Informa ser proprietário do veículo Voyage de placas ICC-5729, o qual está registrado em nome de Claudiomiro Tuzen. Informa o depoente que conhece Douglas Manfron e convidou o depoente para ir a comícios e jantas do partido, que tinha como candidato a prefeito Elton Sandini. Douglas fazia campanha para Elton Sandini e para Vera Lucion. Em razão desses convites, o depoente disse a Douglas que queria abastecer o veículo, tendo este autorizado o abastecimento no Posto Oliveira. O depoente abasteceu naquele posto duas ou três vezes, acredita que seis ou sete litros cada vez. Informa o depoente que Vera e Douglas pediram que o depoente e sua família votassem nela, mas nada haver com o combustível que havia ganhado. O combustível foi o depoente que solicitou para ir aos comícios e jantas do partido. O depoente e sua família são conhecidos de Vera.

(Grifei.)

 

E não se trata de mera afirmação em prova testemunhal. Com efeito, no Posto BR Oliveira foram apreendidas tabelas de controle de entrega de combustíveis, uma delas formada pelas colunas (1) PLACA, (2) 28/08-03/09, (3) 24/09-10/09, (4) 11/09-17/09, (5) 18/09-24/09 e, (6) 25/09-01/10 e por setenta e seis linhas com diferentes placas, dentre as quais, a placa “ICC-5729”, correspondente ao veículo Voyage de propriedade de Renan Silva Vieira.

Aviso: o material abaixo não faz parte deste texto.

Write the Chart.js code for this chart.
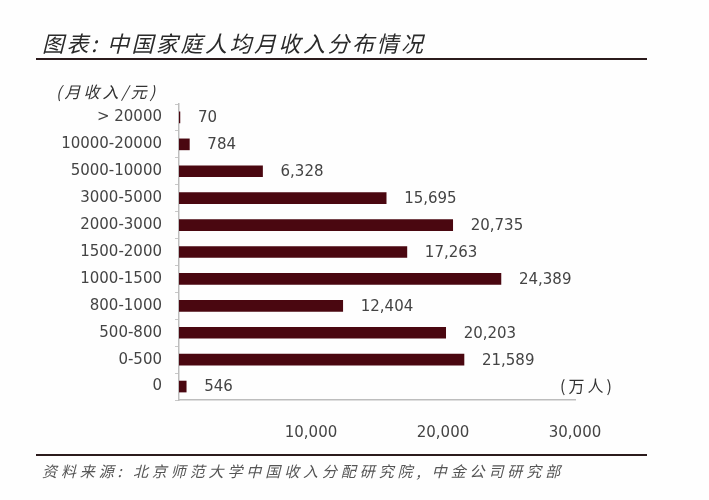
<!DOCTYPE html>
<html>
<head>
<meta charset="utf-8">
<script src="https://cdn.jsdelivr.net/npm/chart.js@4/dist/chart.umd.min.js"></script>
<style>
  html, body { margin:0; padding:0; background:#fefefe; }
  #wrap { position:relative; width:709px; height:500px; overflow:hidden; }
  canvas { position:absolute; left:0; top:0; }
  .t { position:absolute; white-space:nowrap; font-family:"Noto Sans CJK SC", sans-serif; }
  #title { left:42px; top:26px; font-size:22px; font-style:italic; color:#2a2a2a; letter-spacing:2.5px; }
  #unitY { left:56px; top:79px; font-size:16px; font-style:italic; color:#333; letter-spacing:3px; }
  #unitX { left:560px; top:373px; font-size:16px; color:#333; letter-spacing:3px; }
  #source { left:42px; top:460px; font-size:15px; font-style:italic; color:#555; letter-spacing:3.9px; }
  .rule { position:absolute; left:36px; width:611px; height:2px; background:#2b1b1c; }
</style>
</head>
<body>
<div id="wrap">
  <canvas id="c" width="709" height="500"></canvas>
  <div class="t" id="title">图表: 中国家庭人均月收入分布情况</div>
  <div class="rule" style="top:58px"></div>
  <div class="t" id="unitY">(月收入/元)</div>
  <div class="t" id="unitX">(万人)</div>
  <div class="rule" style="top:454px"></div>
  <div class="t" id="source">资料来源: 北京师范大学中国收入分配研究院, 中金公司研究部</div>
</div>
<script>
const categories = ['> 20000','10000-20000','5000-10000','3000-5000','2000-3000','1500-2000','1000-1500','800-1000','500-800','0-500','0'];
const population = [70, 784, 6328, 15695, 20735, 17263, 24389, 12404, 20203, 21589, 546];
const xTickValues = [0, 10000, 20000, 30000];

const valueLabels = {
  id: 'valueLabels',
  afterDatasetsDraw(chart) {
    const ctx = chart.ctx;
    const meta = chart.getDatasetMeta(0);
    ctx.save();
    ctx.font = '15px "DejaVu Sans", sans-serif';
    ctx.fillStyle = '#444';
    ctx.textAlign = 'left';
    ctx.textBaseline = 'middle';
    meta.data.forEach((el, i) => {
      ctx.fillText(population[i].toLocaleString('en-US'), el.x + 18, el.y + 1);
    });
    ctx.restore();
  }
};

new Chart(document.getElementById('c'), {
  type: 'bar',
  data: {
    labels: categories,
    datasets: [{
      data: population,
      backgroundColor: '#4a0710',
      borderWidth: 0,
      barThickness: 11
    }]
  },
  options: {
    indexAxis: 'y',
    responsive: false,
    animation: false,
    layout: { padding: { top: 104, bottom: 60, left: 0, right: 134 } },
    plugins: { legend: { display: false }, tooltip: { enabled: false } },
    scales: {
      x: {
        min: 0, max: 30000,
        afterBuildTicks: (s) => { s.ticks = xTickValues.map(v => ({ value: v })); },
        afterFit: (s) => { s.height = 40; },
        grid: { display: false },
        border: { display: true, color: '#bdbdbd', width: 1.5 },
        ticks: {
          padding: 16,
          color: '#444',
          font: { family: '"DejaVu Sans", sans-serif', size: 15 },
          callback: (v) => v === 0 ? '' : Number(v).toLocaleString('en-US')
        }
      },
      y: {
        afterFit: (s) => { s.width = 179; },
        grid: { display: true, drawOnChartArea: false, offset: true, tickLength: 4, color: '#c8c8c8' },
        border: { display: true, color: '#bdbdbd', width: 1.5 },
        ticks: {
          padding: 13,
          color: '#444',
          font: { family: '"DejaVu Sans", sans-serif', size: 15 }
        }
      }
    }
  },
  plugins: [valueLabels]
});
</script>
</body>
</html>
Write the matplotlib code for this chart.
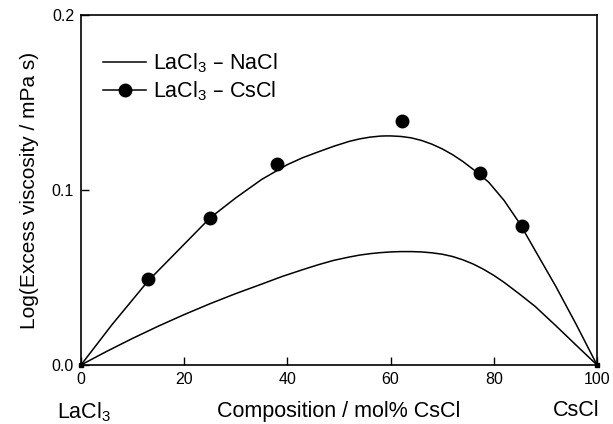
import matplotlib
matplotlib.use("Agg")
import matplotlib.pyplot as plt

plt.rcParams['font.family'] = ['Liberation Sans', 'DejaVu Sans']
plt.rcParams['mathtext.default'] = 'regular'

# measured points, LaCl3 - CsCl
cs_x = [13, 25, 38, 62.3, 77.3, 85.4]
cs_y = [0.049, 0.084, 0.1146, 0.1394, 0.1095, 0.0793]

# fitted curve, LaCl3 - CsCl
cs_fit_x = [0, 6, 13, 20, 25, 30, 35, 40, 43, 46, 49, 52, 54, 56, 58, 59, 60, 62, 64, 66, 68, 70, 72,
            74, 76, 79, 82, 85, 88, 92, 96, 100]
cs_fit_y = [0, 0.023, 0.048, 0.069, 0.084, 0.0955, 0.106, 0.1145, 0.1185, 0.1218, 0.125, 0.1278, 0.1292,
            0.1302, 0.1308, 0.1309, 0.1309, 0.1306, 0.1298, 0.1283, 0.1262, 0.1235, 0.1202,
            0.1163, 0.1118, 0.1045, 0.094, 0.081, 0.0655, 0.045, 0.023, 0]

# curve, LaCl3 - NaCl
na_x = [0, 5, 10, 15, 20, 25, 30, 35, 39, 43, 46, 49, 52, 54, 56, 58, 60, 62, 64, 66, 68, 70, 72, 74, 76,
        78, 80, 82, 85, 88, 92, 96, 100]
na_y = [0, 0.0078, 0.0152, 0.0222, 0.0288, 0.035, 0.0408, 0.0462, 0.0506, 0.0545, 0.0573, 0.0598,
        0.0617, 0.0628, 0.0636, 0.0642, 0.0646, 0.0648, 0.0648, 0.0646, 0.0641, 0.0633, 0.0620,
        0.0601, 0.0577, 0.0547, 0.0512, 0.0472, 0.0405, 0.0335, 0.0225, 0.0112, 0]

fig = plt.figure(figsize=(6.13, 4.24), dpi=100)
ax = fig.add_axes([0.1321, 0.1392, 0.9739 - 0.1321, 0.9646 - 0.1392])

ax.plot(na_x, na_y, color='black', lw=1.1, label='LaCl$_3$ – NaCl')
ax.plot(cs_fit_x, cs_fit_y, color='black', lw=1.1)
ax.plot([0, 100], [0, 0], 's', color='black', markersize=3.5, clip_on=False)
ax.plot(cs_x, cs_y, 'o', color='black', markersize=9)
# legend proxy for line + marker
ax.plot([], [], color='black', lw=1.1, marker='o', markersize=9, label='LaCl$_3$ – CsCl')

ax.set_xlim(0, 100)
ax.set_ylim(0, 0.2)
ax.set_xticks([0, 20, 40, 60, 80, 100])
ax.set_yticks([0.0, 0.1, 0.2])
ax.set_yticklabels(['0.0', '0.1', '0.2'])
ax.tick_params(direction='in', length=5.5, width=1, labelsize=11.5, pad=5)
for s in ax.spines.values():
    s.set_linewidth(1.2)

ax.set_xlabel('Composition / mol% CsCl', fontsize=15.5, labelpad=10)
ax.set_ylabel('Log(Excess viscosity / mPa s)', fontsize=15, labelpad=9)

ax.text(0.005, -0.1, 'LaCl$_3$', transform=ax.transAxes, fontsize=15.5, ha='center', va='top')
ax.text(0.96, -0.1, 'CsCl', transform=ax.transAxes, fontsize=15.5, ha='center', va='top')

ax.legend(loc='upper left', bbox_to_anchor=(0.043, 0.895), frameon=False, fontsize=15.5,
          handlelength=2.0, handletextpad=0.3, labelspacing=0.2, borderpad=0, borderaxespad=0)

fig.savefig('out.png', dpi=100)
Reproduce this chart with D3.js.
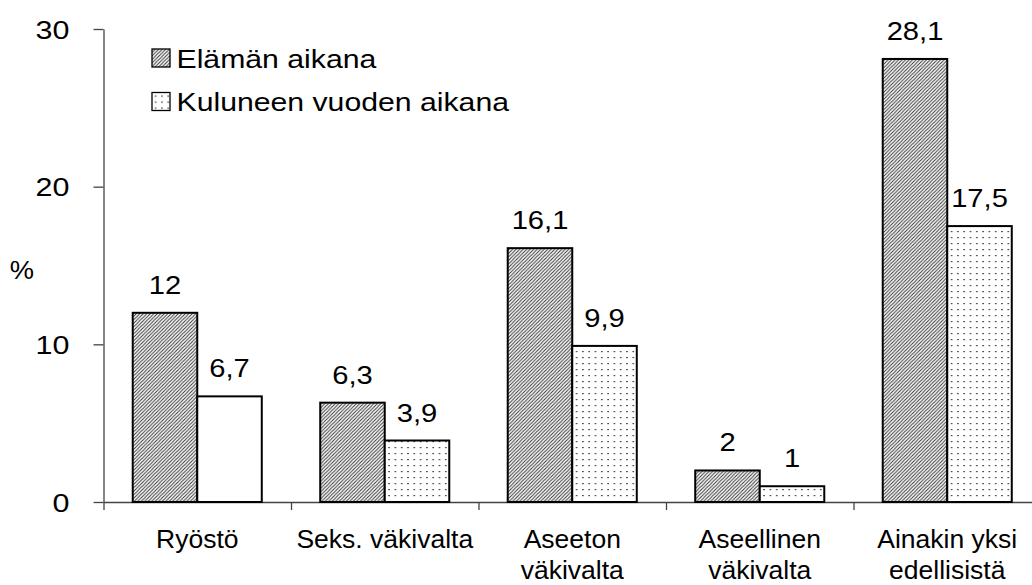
<!DOCTYPE html>
<html>
<head>
<meta charset="utf-8">
<script src="https://cdn.jsdelivr.net/npm/d3@7"></script>
<style>
  body { margin: 0; background: #fff; }
  svg text { font-family: "Liberation Sans", Arial, sans-serif; fill: #000; }
</style>
</head>
<body>
<svg id="chart" width="1032" height="585"></svg>
<script>
const categories = [["Ryöstö"], ["Seks. väkivalta"], ["Aseeton", "väkivalta"], ["Aseellinen", "väkivalta"], ["Ainakin yksi", "edellisistä"]];
const seriesNames = ["Elämän aikana", "Kuluneen vuoden aikana"];
const lifetime = [12, 6.3, 16.1, 2, 28.1];
const lastYear = [6.7, 3.9, 9.9, 1, 17.5];
const yTicks = [0, 10, 20, 30];

const svg = d3.select("#chart");
const mLeft = 103.5, mRight = 1041, mTop = 29, mBottom = 502;

// the original text is a bit wider than its height suggests
function stretch(sel, sx) {
  sel.each(function() {
    const t = d3.select(this);
    const x = +t.attr("x") || 0, y = +t.attr("y") || 0;
    t.attr("x", null).attr("y", null)
     .attr("transform", `translate(${x},${y}) scale(${sx},1)`);
  });
}

// fills
const defs = svg.append("defs");
const hatch = defs.append("pattern").attr("id", "hatch")
    .attr("patternUnits", "userSpaceOnUse").attr("width", 3.5).attr("height", 3.5);
hatch.append("rect").attr("width", 3.5).attr("height", 3.5).attr("fill", "#fff");
hatch.append("path").attr("d", "M-1,4.5 L4.5,-1 M-1,1 L1,-1 M2.5,4.5 L4.5,2.5")
    .attr("stroke", "#333").attr("stroke-width", 1);
const dots = defs.append("pattern").attr("id", "dots")
    .attr("patternUnits", "userSpaceOnUse").attr("width", 6.3).attr("height", 6);
dots.append("rect").attr("width", 6.3).attr("height", 6).attr("fill", "#fff");
dots.append("rect").attr("x", 3).attr("y", 3).attr("width", 1.2).attr("height", 1.2).attr("fill", "#000");

const fills = ["url(#hatch)", "url(#dots)"];

const x0 = d3.scaleBand().domain(d3.range(categories.length)).range([mLeft, mRight]);
const x1 = d3.scaleBand().domain([0, 1]).range([0, x0.bandwidth()]).paddingOuter(0.453);
const y = d3.scaleLinear().domain([0, 30]).range([mBottom, mTop]);
const xEdge = d3.scaleLinear().domain([0, categories.length]).range([mLeft, mRight]);

// axes
const yAxis = svg.append("g").attr("transform", `translate(${mLeft},0)`)
    .call(d3.axisLeft(y).tickValues(yTicks).tickSize(10).tickSizeOuter(0).tickPadding(24));
const xAxis = svg.append("g").attr("transform", `translate(0,${mBottom})`)
    .call(d3.axisBottom(xEdge).tickValues(d3.range(categories.length + 1)).tickFormat("").tickSize(8).tickSizeOuter(0));
[yAxis, xAxis].forEach(g => {
  g.select(".domain").attr("stroke", "#444").attr("stroke-width", 1.3);
  g.selectAll(".tick line").attr("stroke", "#444").attr("stroke-width", 1.3);
});
yAxis.selectAll(".tick text").attr("font-size", 26.5).attr("fill", "#000")
    .attr("font-family", "Liberation Sans, Arial, sans-serif")
    .attr("dy", "0.35em").call(stretch, 1.15);

svg.append("text").attr("x", 22).attr("y", 279).attr("text-anchor", "middle")
    .attr("font-size", 26).text("%").call(stretch, 1.05);

// bars
const rows = categories.map((c, i) => [lifetime[i], lastYear[i]]);
const groups = svg.selectAll(".grp").data(rows).join("g")
    .attr("class", "grp")
    .attr("transform", (d, i) => `translate(${x0(i)},0)`);
groups.selectAll("rect").data((d, gi) => d.map((v, s) => ({v, s, gi}))).join("rect")
    .attr("x", d => x1(d.s))
    .attr("y", d => y(d.v))
    .attr("width", x1.bandwidth())
    .attr("height", d => y(0) - y(d.v))
    .attr("fill", d => (d.gi === 0 && d.s === 1) ? "#fff" : fills[d.s])
    .attr("stroke", "#000").attr("stroke-width", 2);
groups.selectAll("text.val").data(d => d.map((v, s) => ({v, s}))).join("text")
    .attr("class", "val")
    .attr("x", d => x1(d.s) + x1.bandwidth() / 2)
    .attr("y", d => y(d.v) - 19)
    .attr("text-anchor", "middle").attr("font-size", 26.5)
    .text(d => String(d.v).replace(".", ","))
    .call(stretch, 1.1);

// category labels
const labels = svg.selectAll(".cat").data(categories).join("text")
    .attr("class", "cat").attr("font-size", 26.5).attr("text-anchor", "middle")
    .attr("transform", (d, i) => `translate(${x0(i) + x0.bandwidth() / 2},548)`);
labels.selectAll("tspan").data(d => d).join("tspan")
    .attr("x", 0).attr("dy", (d, i) => i === 0 ? 0 : 31).text(d => d);

// legend
const legend = svg.append("g").attr("transform", "translate(152,49)");
seriesNames.forEach((name, i) => {
  const row = legend.append("g").attr("transform", `translate(0,${i * 43.5})`);
  row.append("rect").attr("width", 18).attr("height", 18)
      .attr("fill", fills[i]).attr("stroke", "#000").attr("stroke-width", 1.3);
  row.append("text").attr("x", 24.5).attr("y", 18.5).attr("font-size", 26.5).text(name)
      .call(stretch, 1.14);
});
</script>
</body>
</html>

Da análise dos dados de preenchimento da tabela, se conclui pela realização de, ao menos, três abastecimentos de Renan, de forma alinhada ao depoimento na polícia, de que “abasteceu naquele posto duas ou três vezes, acredita que seis ou sete litros cada vez”.

Destaco que a tabela continha o nome “Douglas” e Diego Girotto, gerente do Posto BR Oliveira, confirma que “Douglas” efetuou o pré-pagamento e entregou ao posto a informação das placas dos veículos autorizados ao abastecimento. Douglas Manfron, bem como Vera Lucia, admitem que o primeiro auxiliou na campanha à vereança da recorrente.

Portanto, o vínculo entre a distribuição do combustível e a candidata fica plenamente estabelecido por meio das provas testemunhais corroboradas pelas documentais.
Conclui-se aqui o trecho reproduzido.